** Start **
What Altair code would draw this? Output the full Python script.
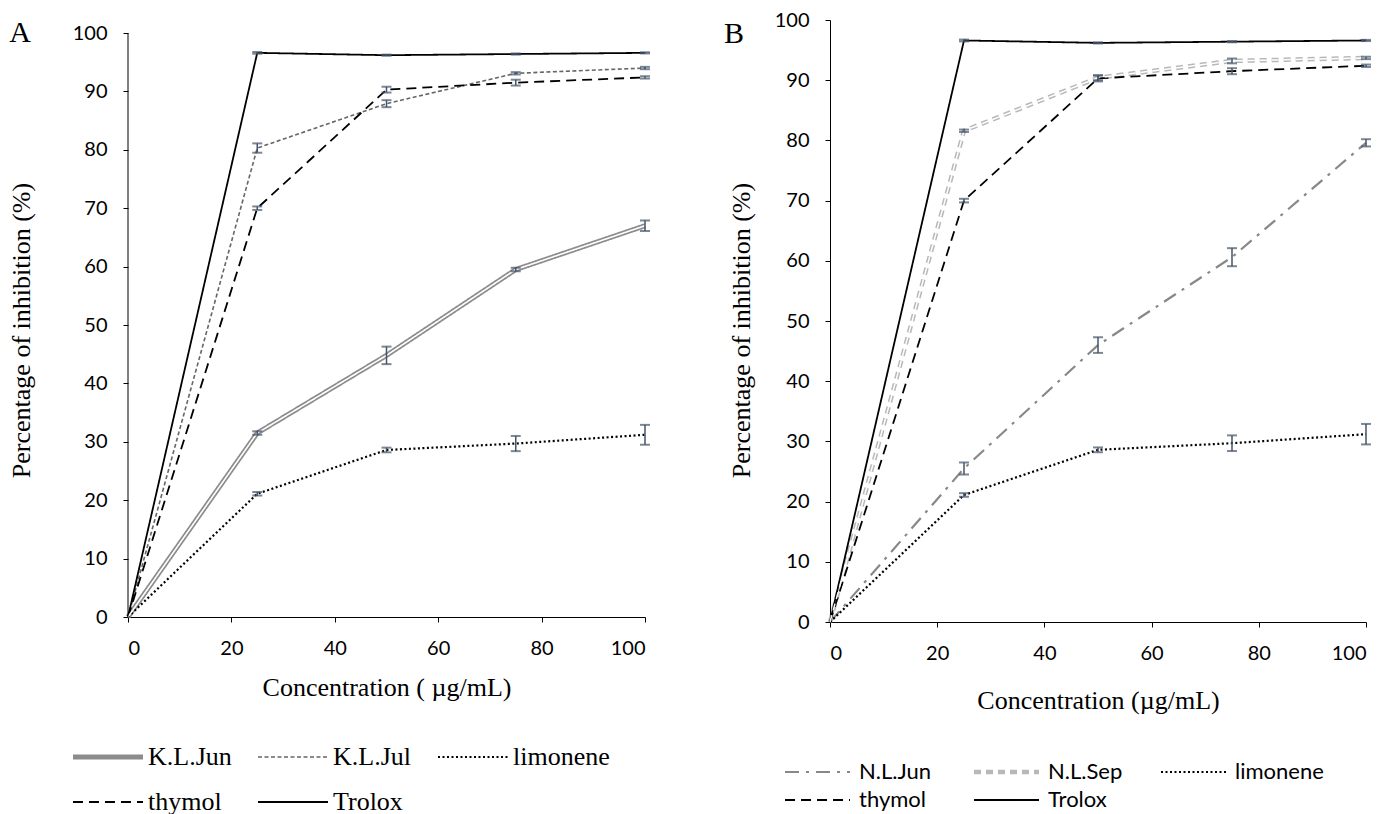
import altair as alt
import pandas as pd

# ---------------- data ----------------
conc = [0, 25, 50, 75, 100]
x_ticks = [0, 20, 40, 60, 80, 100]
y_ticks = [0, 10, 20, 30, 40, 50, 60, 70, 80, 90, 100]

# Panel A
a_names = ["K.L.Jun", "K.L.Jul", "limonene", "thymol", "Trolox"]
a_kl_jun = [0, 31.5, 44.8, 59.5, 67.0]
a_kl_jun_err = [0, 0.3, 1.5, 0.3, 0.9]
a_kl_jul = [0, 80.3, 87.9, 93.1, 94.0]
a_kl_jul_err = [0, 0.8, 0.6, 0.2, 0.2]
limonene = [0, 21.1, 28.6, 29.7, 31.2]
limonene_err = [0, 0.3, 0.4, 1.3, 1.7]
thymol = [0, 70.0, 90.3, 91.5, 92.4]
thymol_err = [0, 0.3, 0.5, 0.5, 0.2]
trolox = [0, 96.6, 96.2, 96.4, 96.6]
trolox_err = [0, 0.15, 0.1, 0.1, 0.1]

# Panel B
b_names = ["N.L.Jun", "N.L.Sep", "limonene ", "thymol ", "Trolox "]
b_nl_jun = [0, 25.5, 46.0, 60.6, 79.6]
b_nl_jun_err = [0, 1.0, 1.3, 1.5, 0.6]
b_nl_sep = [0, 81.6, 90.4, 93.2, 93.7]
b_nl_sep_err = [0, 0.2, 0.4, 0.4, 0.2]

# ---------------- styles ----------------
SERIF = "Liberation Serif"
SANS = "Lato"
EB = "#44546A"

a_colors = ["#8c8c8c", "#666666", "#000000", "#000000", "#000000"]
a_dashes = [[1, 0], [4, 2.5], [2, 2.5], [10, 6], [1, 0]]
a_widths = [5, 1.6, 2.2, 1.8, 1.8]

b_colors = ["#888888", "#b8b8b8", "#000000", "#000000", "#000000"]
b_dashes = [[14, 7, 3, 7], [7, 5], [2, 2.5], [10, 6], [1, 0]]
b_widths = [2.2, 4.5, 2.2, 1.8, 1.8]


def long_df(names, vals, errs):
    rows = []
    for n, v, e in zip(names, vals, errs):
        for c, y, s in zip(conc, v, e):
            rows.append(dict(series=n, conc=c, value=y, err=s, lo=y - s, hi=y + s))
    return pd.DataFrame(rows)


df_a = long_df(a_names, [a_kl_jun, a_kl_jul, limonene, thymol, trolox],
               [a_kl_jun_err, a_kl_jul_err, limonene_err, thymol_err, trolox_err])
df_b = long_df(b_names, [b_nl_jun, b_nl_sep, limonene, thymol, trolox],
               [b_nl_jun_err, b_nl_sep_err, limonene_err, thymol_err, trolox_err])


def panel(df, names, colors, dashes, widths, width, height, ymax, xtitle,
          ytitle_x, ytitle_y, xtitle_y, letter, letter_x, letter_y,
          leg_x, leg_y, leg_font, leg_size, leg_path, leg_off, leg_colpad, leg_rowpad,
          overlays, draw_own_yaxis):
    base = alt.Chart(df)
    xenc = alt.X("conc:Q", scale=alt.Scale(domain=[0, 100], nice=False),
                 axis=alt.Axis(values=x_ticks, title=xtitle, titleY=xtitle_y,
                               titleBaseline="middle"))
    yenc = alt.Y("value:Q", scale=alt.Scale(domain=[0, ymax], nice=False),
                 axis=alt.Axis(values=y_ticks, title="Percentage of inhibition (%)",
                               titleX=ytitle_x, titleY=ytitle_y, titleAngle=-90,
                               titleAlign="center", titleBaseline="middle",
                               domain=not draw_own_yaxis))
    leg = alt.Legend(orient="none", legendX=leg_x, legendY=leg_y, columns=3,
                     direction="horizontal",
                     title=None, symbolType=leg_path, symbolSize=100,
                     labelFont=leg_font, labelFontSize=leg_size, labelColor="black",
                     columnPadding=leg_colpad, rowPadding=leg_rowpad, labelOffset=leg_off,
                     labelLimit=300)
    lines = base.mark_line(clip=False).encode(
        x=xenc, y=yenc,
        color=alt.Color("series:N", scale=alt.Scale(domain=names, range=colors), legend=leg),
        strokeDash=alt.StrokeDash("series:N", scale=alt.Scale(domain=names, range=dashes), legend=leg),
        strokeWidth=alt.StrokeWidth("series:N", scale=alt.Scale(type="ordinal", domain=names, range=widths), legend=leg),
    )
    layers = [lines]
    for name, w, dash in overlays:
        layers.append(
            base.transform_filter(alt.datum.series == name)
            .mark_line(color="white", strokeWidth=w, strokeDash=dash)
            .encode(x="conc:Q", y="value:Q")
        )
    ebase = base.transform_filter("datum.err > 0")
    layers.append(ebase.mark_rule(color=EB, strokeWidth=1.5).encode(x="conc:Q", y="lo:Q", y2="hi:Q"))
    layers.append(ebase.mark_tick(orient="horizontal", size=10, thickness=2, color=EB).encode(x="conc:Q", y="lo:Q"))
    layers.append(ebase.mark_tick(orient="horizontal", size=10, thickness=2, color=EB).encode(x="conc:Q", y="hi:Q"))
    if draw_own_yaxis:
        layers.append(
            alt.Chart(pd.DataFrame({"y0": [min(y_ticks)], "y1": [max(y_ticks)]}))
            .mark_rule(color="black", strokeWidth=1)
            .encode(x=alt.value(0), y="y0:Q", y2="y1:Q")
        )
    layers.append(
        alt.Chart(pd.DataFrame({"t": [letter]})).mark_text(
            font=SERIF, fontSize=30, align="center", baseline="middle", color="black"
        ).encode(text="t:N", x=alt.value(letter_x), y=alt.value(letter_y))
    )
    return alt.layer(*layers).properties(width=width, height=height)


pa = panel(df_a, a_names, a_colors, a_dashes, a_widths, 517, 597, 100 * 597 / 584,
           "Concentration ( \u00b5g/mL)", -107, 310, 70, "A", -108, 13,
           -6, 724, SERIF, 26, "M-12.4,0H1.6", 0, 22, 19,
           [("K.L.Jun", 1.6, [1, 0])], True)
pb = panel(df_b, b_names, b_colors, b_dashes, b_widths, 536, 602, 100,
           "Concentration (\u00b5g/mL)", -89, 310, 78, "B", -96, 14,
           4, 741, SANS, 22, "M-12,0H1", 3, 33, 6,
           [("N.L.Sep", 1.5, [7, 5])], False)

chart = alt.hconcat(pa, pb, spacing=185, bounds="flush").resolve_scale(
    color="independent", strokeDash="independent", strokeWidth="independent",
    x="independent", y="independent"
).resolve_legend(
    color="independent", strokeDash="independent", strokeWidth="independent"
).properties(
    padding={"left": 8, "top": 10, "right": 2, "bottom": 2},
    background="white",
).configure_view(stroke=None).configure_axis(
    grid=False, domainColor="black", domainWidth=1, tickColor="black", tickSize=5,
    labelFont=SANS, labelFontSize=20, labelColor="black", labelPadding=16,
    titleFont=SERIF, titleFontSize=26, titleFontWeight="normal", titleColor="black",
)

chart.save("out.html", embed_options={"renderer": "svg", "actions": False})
** End **
• What you need to do
Copy nothing but the lines from the top of the material through the line holding "80, 90, 100]", exactly as written; omit pictures.

• Answer to this task
What Altair code would draw this? Output the full Python script.
import altair as alt
import pandas as pd

# ---------------- data ----------------
conc = [0, 25, 50, 75, 100]
x_ticks = [0, 20, 40, 60, 80, 100]
y_ticks = [0, 10, 20, 30, 40, 50, 60, 70, 80, 90, 100]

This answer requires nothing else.